Streets should be social spaces, community nodes, explosions of colour, energy and daily interaction

Cities are not solely created through built density, but rather through the creation of sustainable, safe public space.  The great American urbanist Jane Jacobs noted, “Think of a city and what comes to mind - Its streets!” A city is not simply a collection of buildings created in a void, with streets as a left over space between. The city is a living organism and streets, as its main public spaces, are the arteries that sustain the city’s life.
The rebirth of the city has to start on the street!

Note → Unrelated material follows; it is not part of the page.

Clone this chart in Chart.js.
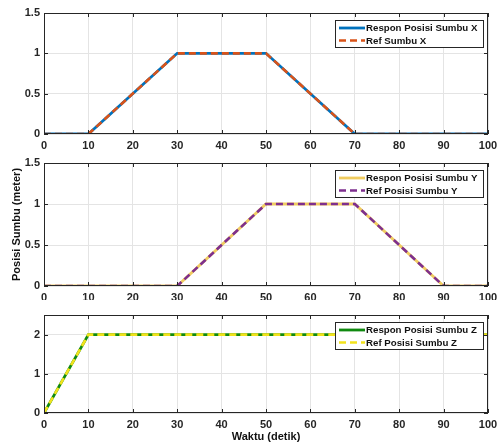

When people say that a city is dangerous – perceived or real - they mean that they don’t feel safe on their own pavement; they don’t feel safe on heir own street.

To the people who still live in Fourways, don’t need to see Italy because they have Montecasiono, think that Sandton is a City, that the world ends just South of Hyde Park and that there is no activity or investment in authentic urban environments, I leave you this last thought :-

Critical Mass / 70 Juta / Maboneng, Play Braamfontein, Propertuity, Wits Art Museum, ANC Luthuli House, ABSA, South Point, The Rand Club, Standard Bank (excluding the Rosebank aborton), Jonathan Liebmen, Jo Buitendach, Anglo American, Katlego at Cramers Coffee, Adam Leevie,  Urban Ocean, Nedbank – especially 100 Main, FNB, Gerald Garner, Gauteng Provincial Government, Mutual & Federal, The Ansteys Building, The Star Newspaper, Zurich Insurance, BHP Billiton, Chamber of Mines, David Tlale, Transnet, The South African Receiver of Revenue, The suburban kids who think that they invented cool by living in Ponte, Mercedes Benz South African Fashion Week,  Gauteng Institute for Architecture – but only when your roller shutters are up.

You pioneer civic reactivation, you create sustainable inclusive urban communities, you are South African, you buck the trend, you don’t play it safe, all roads lead to the city of gold, and you make Johannesburg great!